A Rotorua security company owner says he's struggling to understand why the Government is providing funding for dairies and liquor store owners to better their security.
Watchdog Security Group chief executive officer Brett Wilson has spoken out about the Government's $1.8 million funding boost for robbery prevention at dairies, superettes and small businesses. The funding has been made available aftera spate nationwide of violent aggravated robberies of small businesses.
Wilson, whose company provides residential and commercial security in Rotorua and Tauranga, said making the businesses less of a target was logical, but he struggled to understand why the Government was paying for what should be an operational cost.
"I also see it as an ambulance at the bottom of the cliff - actually more of a band aid at the bottom of the cliff."

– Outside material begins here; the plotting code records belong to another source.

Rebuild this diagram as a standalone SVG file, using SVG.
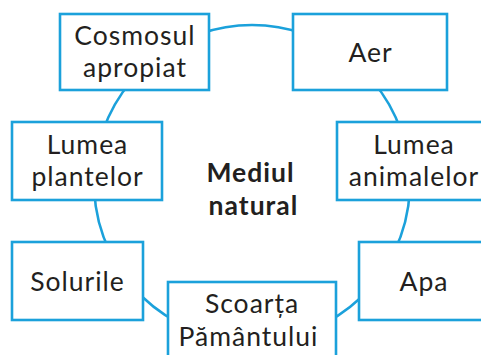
<svg xmlns="http://www.w3.org/2000/svg" width="481" height="355" viewBox="0 0 481 355">
<style>
.box{fill:#ffffff;stroke:#1ba1db;stroke-width:2.6}
.con{fill:none;stroke:#1ba1db;stroke-width:2.6}
.t{font-family:Lato,"Open Sans",sans-serif;font-size:26.5px;letter-spacing:1px;fill:#231f20;text-anchor:middle}
.b{font-weight:bold}
</style>
<rect x="0" y="0" width="481" height="355" fill="#ffffff"/>
<g id="connectors">
<path class="con" d="M200,33.8 A158,158 0 0 1 304,33.8"/>
<path class="con" d="M371.8,80 A158,158 0 0 1 401.5,132"/>
<path class="con" d="M409.8,190 A158,158 0 0 1 394.1,252"/>
<path class="con" d="M370,288.1 A158,158 0 0 1 326,322.6"/>
<path class="con" d="M178,322.6 A158,158 0 0 1 132,285.8"/>
<path class="con" d="M109.9,252 A158,158 0 0 1 94.2,190"/>
<path class="con" d="M102.5,132 A158,158 0 0 1 132.2,80"/>
</g>
<g id="cosmosul">
<rect class="box" x="60" y="14" width="149" height="76"/>
<text class="t" x="135" y="45">Cosmosul</text>
<text class="t" x="135" y="77">apropiat</text>
</g>
<g id="aer">
<rect class="box" x="293" y="14" width="154" height="76"/>
<text class="t" x="370.5" y="62">Aer</text>
</g>
<g id="lumea-plantelor">
<rect class="box" x="12" y="122" width="150" height="78"/>
<text class="t" x="87.5" y="154">Lumea</text>
<text class="t" x="87.5" y="186">plantelor</text>
</g>
<g id="lumea-animalelor">
<rect class="box" x="337" y="122" width="155" height="78"/>
<text class="t" x="414" y="154">Lumea</text>
<text class="t" x="414" y="186">animalelor</text>
</g>
<g id="solurile">
<rect class="box" x="12" y="242" width="131" height="78"/>
<text class="t" x="77.5" y="291">Solurile</text>
</g>
<g id="apa">
<rect class="box" x="359" y="242" width="135" height="78"/>
<text class="t" x="424" y="291">Apa</text>
</g>
<g id="scoarta">
<rect class="box" x="168" y="282" width="168" height="85"/>
<text class="t" x="252" y="313">Scoarța</text>
<text class="t" x="248.5" y="346">Pământului</text>
</g>
<g id="mediul-natural">
<text class="t b" x="250.5" y="182">Mediul</text>
<text class="t b" x="253.5" y="215">natural</text>
</g>
</svg>
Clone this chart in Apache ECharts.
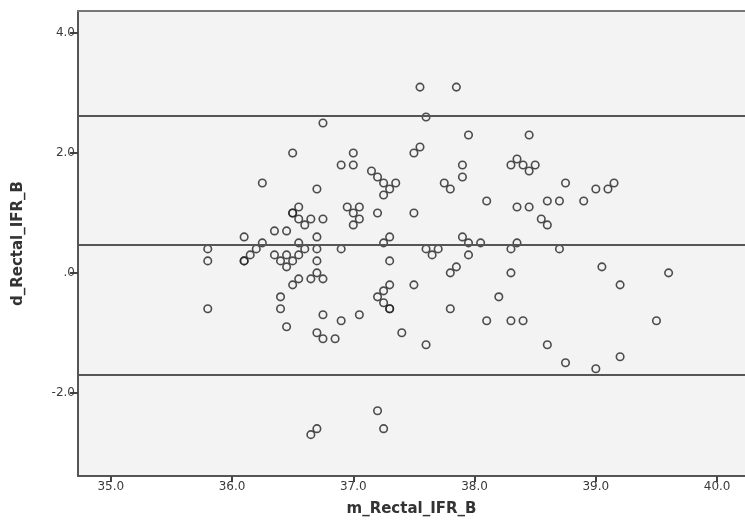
<!DOCTYPE html>
<html>
<head>
<meta charset="utf-8">
<script src="https://cdn.jsdelivr.net/npm/echarts@6/dist/echarts.min.js"></script>
<style>
  html, body { margin: 0; padding: 0; background: #fff; }
  #chart { width: 745px; height: 524px; }
</style>
</head>
<body>
<div id="chart"></div>
<script>
// mean of the two readings (x) and their difference (y)
const meanTemp = [
  36.75, 36.50, 37.00, 36.90, 37.00, 37.15, 37.20, 36.25, 36.70, 36.55,
  36.50, 36.50, 36.55, 36.60, 36.65, 36.75, 36.95, 37.05, 37.00, 37.05,
  37.00, 37.20, 36.10, 36.35, 36.45, 36.70, 36.25, 36.55, 35.80, 36.20,
  36.60, 36.70, 36.90, 36.15, 36.35, 36.45, 36.55, 35.80, 36.10, 36.10,
  36.40, 36.50, 36.70, 36.45, 36.70, 36.55, 36.65, 36.75, 36.50, 36.40,
  35.80, 36.40, 36.75, 37.05, 36.90, 36.45, 36.70, 36.75, 36.85, 37.20,
  37.25, 36.70, 36.65, 37.55, 37.85, 37.60, 37.95, 38.45, 37.55, 37.50,
  38.35, 38.30, 38.40, 38.45, 38.50, 37.90, 37.90, 37.25, 37.35, 37.30,
  37.25, 37.75, 37.80, 38.75, 38.10, 38.35, 38.45, 38.60, 38.70, 37.50,
  38.55, 38.60, 37.30, 37.25, 37.90, 37.95, 38.05, 38.35, 38.30, 38.70,
  37.60, 37.70, 37.65, 37.95, 37.30, 37.85, 37.80, 38.30, 37.30, 37.25,
  37.20, 37.25, 37.30, 37.30, 37.50, 38.20, 37.80, 38.10, 38.30, 38.40,
  37.40, 37.60, 38.60, 38.75, 39.00, 39.10, 39.15, 38.90, 39.05, 39.60,
  39.20, 39.50, 39.20, 39.00
];
const diffTemp = [
  2.5, 2.0, 2.0, 1.8, 1.8, 1.7, 1.6, 1.5, 1.4, 1.1,
  1.0, 1.0, 0.9, 0.8, 0.9, 0.9, 1.1, 1.1, 1.0, 0.9,
  0.8, 1.0, 0.6, 0.7, 0.7, 0.6, 0.5, 0.5, 0.4, 0.4,
  0.4, 0.4, 0.4, 0.3, 0.3, 0.3, 0.3, 0.2, 0.2, 0.2,
  0.2, 0.2, 0.2, 0.1, 0.0, -0.1, -0.1, -0.1, -0.2, -0.4,
  -0.6, -0.6, -0.7, -0.7, -0.8, -0.9, -1.0, -1.1, -1.1, -2.3,
  -2.6, -2.6, -2.7, 3.1, 3.1, 2.6, 2.3, 2.3, 2.1, 2.0,
  1.9, 1.8, 1.8, 1.7, 1.8, 1.8, 1.6, 1.5, 1.5, 1.4,
  1.3, 1.5, 1.4, 1.5, 1.2, 1.1, 1.1, 1.2, 1.2, 1.0,
  0.9, 0.8, 0.6, 0.5, 0.6, 0.5, 0.5, 0.5, 0.4, 0.4,
  0.4, 0.4, 0.3, 0.3, 0.2, 0.1, 0.0, 0.0, -0.2, -0.3,
  -0.4, -0.5, -0.6, -0.6, -0.2, -0.4, -0.6, -0.8, -0.8, -0.8,
  -1.0, -1.2, -1.2, -1.5, 1.4, 1.4, 1.5, 1.2, 0.1, 0.0,
  -0.2, -0.8, -1.4, -1.6
];
// mean difference and limits of agreement
const refLines = [2.635, 0.473, -1.70];
const xTicks = [35, 36, 37, 38, 39, 40];
const yTicks = [-2, 0, 2, 4];

const fmt = v => (v === 0 ? '.0' : v.toFixed(1));
const font = 'DejaVu Sans';
const xMin = 34.73, xMax = 40.23;

const chart = echarts.init(document.getElementById('chart'));
chart.setOption({
  animation: false,
  grid: {
    left: 78, top: 11, right: 0, bottom: 48,
    show: true,
    backgroundColor: '#f3f3f3',
    borderWidth: 0
  },
  xAxis: [{
    type: 'value',
    min: xMin, max: xMax,
    name: 'm_Rectal_IFR_B',
    nameLocation: 'middle',
    nameGap: 26,
    nameTextStyle: { fontFamily: font, fontSize: 15, fontWeight: 'bold', color: '#333' },
    axisLine: { onZero: false, lineStyle: { color: '#555', width: 2 } },
    axisTick: { customValues: xTicks, length: 6, lineStyle: { color: '#444', width: 2 } },
    axisLabel: { customValues: xTicks, formatter: fmt, fontFamily: font, fontSize: 12, color: '#3a3a3a', margin: 5 },
    splitLine: { show: false }
  }, {
    // top frame line only (the right side of the frame is cut off)
    type: 'value',
    position: 'top',
    min: xMin, max: xMax,
    axisLine: { onZero: false, lineStyle: { color: '#777', width: 2 } },
    axisTick: { show: false },
    axisLabel: { show: false },
    splitLine: { show: false }
  }],
  yAxis: {
    type: 'value',
    min: -3.39, max: 4.37,
    name: 'd_Rectal_IFR_B',
    nameLocation: 'middle',
    nameGap: 52,
    nameTextStyle: { fontFamily: font, fontSize: 15, fontWeight: 'bold', color: '#333' },
    axisLine: { onZero: false, lineStyle: { color: '#555', width: 2 } },
    axisTick: { customValues: yTicks, length: 8, lineStyle: { color: '#444', width: 2 } },
    axisLabel: { customValues: yTicks, formatter: fmt, fontFamily: font, fontSize: 12, color: '#3a3a3a', margin: 3 },
    splitLine: { show: false }
  },
  series: [{
    type: 'scatter',
    data: meanTemp.map((m, i) => [m, diffTemp[i]]),
    symbol: 'circle',
    symbolSize: 7.5,
    itemStyle: { color: 'rgba(0,0,0,0)', borderColor: '#222', borderWidth: 1.6 },
    markLine: {
      silent: true,
      symbol: 'none',
      label: { show: false },
      lineStyle: { color: '#555', width: 1.8, type: 'solid' },
      data: refLines.map(v => ({ yAxis: v }))
    }
  }]
});
</script>
</body>
</html>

He said making premises unattractive or difficult for potential offenders would make the offenders go somewhere else.
"The second part is the key, they move elsewhere. So does the Government then start funding the next group of people who start becoming victims?
"They should not be covering commercial operating costs for businesses and should instead focus on reducing offending by greater resourcing of police and more effective social intervention.
"The Government should be throwing that $1.8 million, and then some, into more police resources and look in greater details at the legislative structure that allows these young offenders to act as they do."
Wilson said there were consequences of owning a business that sold items such as cigarettes and alcohol.
"You pay for the appropriate security measures like any other business would. Banks don't ring the Government asking them to pay for the security measures to prevent robberies; why should dairies?"
Rotorua liquor stores and dairies the Rotorua Daily Post spoke to last week after the funding announcement had mixed views.
Some said the funding would be handy to buy things such as fog dispensers and pepper spray, but others said the Government should focus on legislation changes.
Police Minister Paula Bennett this week said teenagers who would have once rebelled by tagging or fighting were now committing aggravated robberies as part of a new "subculture".
Bennett fronted a parliamentary committee on Tuesday with Police Commissioner Mike Bush, where Labour's Police spokesman Stuart Nash questioned whether a new fund to help dairy owners improve security was an admission of failure.
Some dairy owners have been involved in community protests after a spate of violent aggravated robberies around the country involving offenders wanting cash and tobacco.
She said in the past 12 months there had been an increase in such crime. There was no one reason for the spike, she said, but 44 per cent of offenders were 17 years or younger.
"There is something in the notoriety now of it. Whereas they used to go out and graffiti and kind of beat each other up, it seems to be the thing right now that you walk into a store with a baseball bat," Bennett told the committee.
"Police have been doing a whole lot of prevention work but I make no apologies for actually helping these dairies become target-hardened.
"They needed something on top of this that actually breaks what is becoming the thing to do - the subculture is to go and do these robberies."